Dawno nie pisałem w kategorii burżujstwo o sprzęcie, który może kupić każdy z nas. Czas to nadrobić. Oto głośniki za 130 000 zł upamiętniające podróżnika Jamesa Cooka.
Widoczne na zdjęciach głośniki Endeavour poszerzają serię Geometry firmy Wilson Benesch. Jeśli nie znacie tego angielskiego producenta, to się nie przejmujcie. Zapewne i tak nie będzie Was stać na jego produkty. To jedna z tych firm, która tworzy sprzęt wart dziesiątki tysięcy złotych, a później sprzedaje go za setki tysięcy. Dlaczego? Bo znajdą się wariaci, którzy to kupią! Zazdroszczę? Jasne że tak! Krytykuję? Skądże znowu! Jeśli Was stać na parę głośników za 25 500 funtów (około 130 000 zł), to śmiało. Bawcie się dobrze.
Każda z kolumn zestawu Endeavour ma 1,47 metra wysokości i waży skromne 100 kilogramów. Konstrukcja jest wykonana z włókna węglowego, aluminium i nano materiałów wykorzystywanych w przemyśle lotniczym. Podobno po to, by poprawić jakość brzmienia, ale nie oszukujmy się, jeśli ktoś jest w stanie usłyszeć różnicę w dźwięku między głośnikami ze zwykłego włókna węglowego i jego nowej nano-wersji, to znaczy że jest mutantem i jakość kina domowego jest jego najmniejszym problemem. Zresztą w sprzęcie za 130 000 zł nie o specyfikacje techniczne przecież chodzi.
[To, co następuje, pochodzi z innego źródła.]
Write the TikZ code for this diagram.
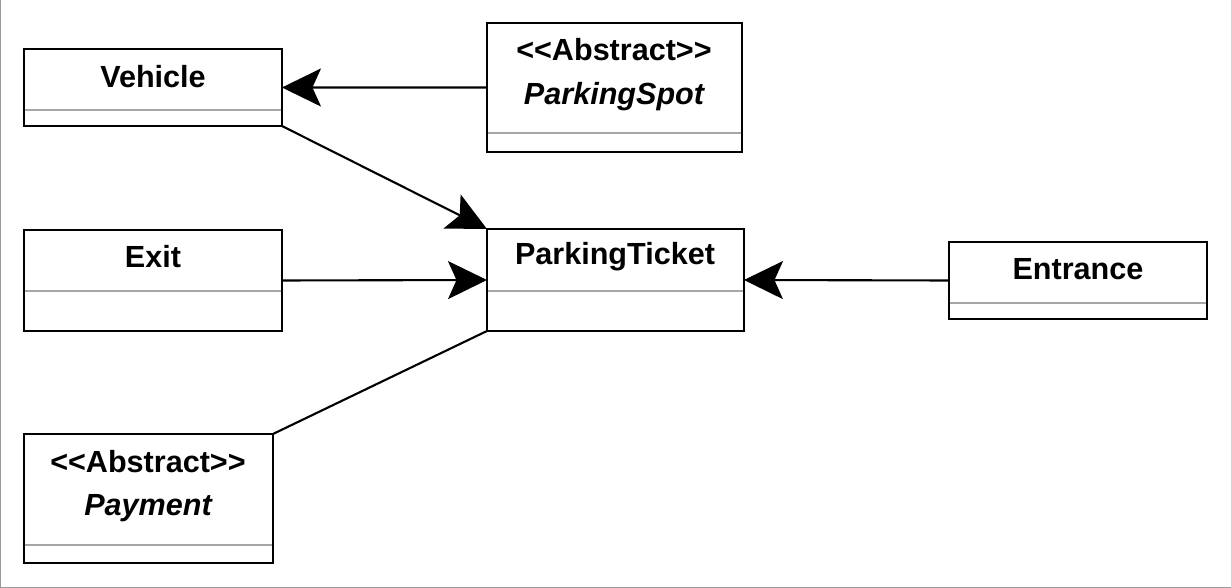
\documentclass[tikz,border=0pt]{standalone}
\usepackage{fontspec}
\setmainfont{Liberation Sans}
\usetikzlibrary{arrows.meta}

\begin{document}
\begin{tikzpicture}
[x=0.02cm, y=-0.02cm,
 cls/.style={draw, line width=1.5pt, inner sep=0pt, outer sep=0pt, anchor=north west,
   path picture={\draw[gray!70, line width=1.4pt]
     ([yshift=#1]path picture bounding box.south west) --
     ([yshift=#1]path picture bounding box.south east);}},
 title/.style={font=\fontsize{17.4}{20}\selectfont\bfseries},
 abstr/.style={font=\fontsize{17.4}{20}\selectfont\bfseries\itshape},
 link/.style={line width=1.2pt, -{Stealth[length=0.78cm, width=0.76cm, inset=0.17cm]}}]
\useasboundingbox (0,0) rectangle (1231,588);
\draw[gray!80, line width=0.8pt] (0.5,0) -- (0.5,587.3) -- (1231,587.3);

% classes
\node[cls=0.32cm, minimum width=5.16cm, minimum height=1.54cm] (vehicle) at (24,49) {};
\node[title] (vehicle-name) at (153,77) {Vehicle};

\node[cls=0.38cm, minimum width=5.1cm, minimum height=2.58cm] (spot) at (487,23) {};
\node[title] (spot-stereo) at (614,50) {<{}<Abstract>{}>};
\node[abstr] (spot-name) at (614,97) {ParkingSpot};

\node[cls=0.8cm, minimum width=5.16cm, minimum height=2.02cm] (exit) at (24,230) {};
\node[title] (exit-name) at (153,257) {Exit};

\node[cls=0.8cm, minimum width=5.14cm, minimum height=2.04cm] (ticket) at (487,229) {};
\node[title] (ticket-name) at (615,257) {ParkingTicket};

\node[cls=0.32cm, minimum width=5.16cm, minimum height=1.54cm] (entrance) at (949,242) {};
\node[title] (entrance-name) at (1078,269) {Entrance};

\node[cls=0.36cm, minimum width=4.98cm, minimum height=2.58cm] (payment) at (24,434) {};
\node[title] (payment-stereo) at (148,462) {<{}<Abstract>{}>};
\node[abstr] (payment-name) at (148,508) {Payment};

% associations
\draw[link] (spot.west) -- (vehicle.east);
\draw[link] (vehicle.south east) -- (ticket.north west);
\draw[link] (exit.east) -- (ticket.west);
\draw[link] (entrance.west) -- (ticket.east);
\draw[line width=1.2pt] (ticket.south west) -- (payment.north east);
\end{tikzpicture}
\end{document}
Produkt są szczytem luksusu, więc nie może być pozbawiony duszy. Tym razem jego historia wiąże się z okrętem brytyjskiej marynarki wojennej HMS Endeavour. Głośniki powstały by upamiętnić 250 rocznicę wypłynięcia Jamesa Cooka w stronę Australii i Nowej Zelandii. Nie jestem do końca pewien czy w kwietniu 1770 roku, gdy James Cook schodził z pokładu Endeavoura na piaszczystą plażę Australii myślał o tym, że za 250 lat ktoś będzie jego przygodę upamiętniał w burżujskim produkcie, ale tak właśnie się stało.
W uznaniu dla tej rocznicy najnowszy projekt Wilson Benesch zapożycza nazwę w hołdzie dla słynnego okrętu dowodzonego przez jednego z największych odkrywców – Jamesa Cooka
– pisze producent na swojej stronie.
Ronię łzę i sprawdzam ile mi jeszcze brakuje w skarbonce, by sprawić sobie taki technologiczny pomnik podróżników. Jeśli nie wybiorę wersji w szklanym lub drewnianym wykończeniu (1000 funtów ekstra), to chyba powinno mnie być stać.
A może poczekam na edycję związaną z Marią Skłodowską-Curie lub Mikołajem Kopernikiem?